Set exercise:
Quote only the lines from the top of the listing below down to and including the line with "ax.axis('off')".
# start of Dataset extract
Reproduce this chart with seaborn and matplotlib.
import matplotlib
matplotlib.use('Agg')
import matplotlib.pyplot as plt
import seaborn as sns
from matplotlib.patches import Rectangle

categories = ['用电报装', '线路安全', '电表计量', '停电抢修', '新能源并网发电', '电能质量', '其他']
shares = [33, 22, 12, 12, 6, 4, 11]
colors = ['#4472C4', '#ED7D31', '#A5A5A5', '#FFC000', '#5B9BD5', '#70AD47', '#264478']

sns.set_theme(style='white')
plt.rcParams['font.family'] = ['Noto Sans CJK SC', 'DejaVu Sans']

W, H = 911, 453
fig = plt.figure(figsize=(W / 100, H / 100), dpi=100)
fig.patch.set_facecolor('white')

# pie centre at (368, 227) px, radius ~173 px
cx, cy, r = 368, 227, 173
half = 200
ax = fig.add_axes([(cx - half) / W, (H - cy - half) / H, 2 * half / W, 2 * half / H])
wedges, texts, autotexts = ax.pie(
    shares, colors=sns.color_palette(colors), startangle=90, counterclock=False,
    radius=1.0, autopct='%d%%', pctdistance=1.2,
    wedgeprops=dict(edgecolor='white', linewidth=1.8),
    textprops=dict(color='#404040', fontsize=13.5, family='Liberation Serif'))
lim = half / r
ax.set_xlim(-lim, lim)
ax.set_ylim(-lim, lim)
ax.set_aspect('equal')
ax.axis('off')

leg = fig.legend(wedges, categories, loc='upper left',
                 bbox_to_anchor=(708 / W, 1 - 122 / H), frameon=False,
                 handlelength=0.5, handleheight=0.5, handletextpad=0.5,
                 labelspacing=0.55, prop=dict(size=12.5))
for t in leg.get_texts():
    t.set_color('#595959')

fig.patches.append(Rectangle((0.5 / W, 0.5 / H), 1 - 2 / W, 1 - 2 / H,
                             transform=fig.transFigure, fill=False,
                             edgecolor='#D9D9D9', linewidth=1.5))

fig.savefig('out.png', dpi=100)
# end of Dataset extract
Solution to the problem:
Reproduce this chart with seaborn and matplotlib.
import matplotlib
matplotlib.use('Agg')
import matplotlib.pyplot as plt
import seaborn as sns
from matplotlib.patches import Rectangle

categories = ['用电报装', '线路安全', '电表计量', '停电抢修', '新能源并网发电', '电能质量', '其他']
shares = [33, 22, 12, 12, 6, 4, 11]
colors = ['#4472C4', '#ED7D31', '#A5A5A5', '#FFC000', '#5B9BD5', '#70AD47', '#264478']

sns.set_theme(style='white')
plt.rcParams['font.family'] = ['Noto Sans CJK SC', 'DejaVu Sans']

W, H = 911, 453
fig = plt.figure(figsize=(W / 100, H / 100), dpi=100)
fig.patch.set_facecolor('white')

# pie centre at (368, 227) px, radius ~173 px
cx, cy, r = 368, 227, 173
half = 200
ax = fig.add_axes([(cx - half) / W, (H - cy - half) / H, 2 * half / W, 2 * half / H])
wedges, texts, autotexts = ax.pie(
    shares, colors=sns.color_palette(colors), startangle=90, counterclock=False,
    radius=1.0, autopct='%d%%', pctdistance=1.2,
    wedgeprops=dict(edgecolor='white', linewidth=1.8),
    textprops=dict(color='#404040', fontsize=13.5, family='Liberation Serif'))
lim = half / r
ax.set_xlim(-lim, lim)
ax.set_ylim(-lim, lim)
ax.set_aspect('equal')
ax.axis('off')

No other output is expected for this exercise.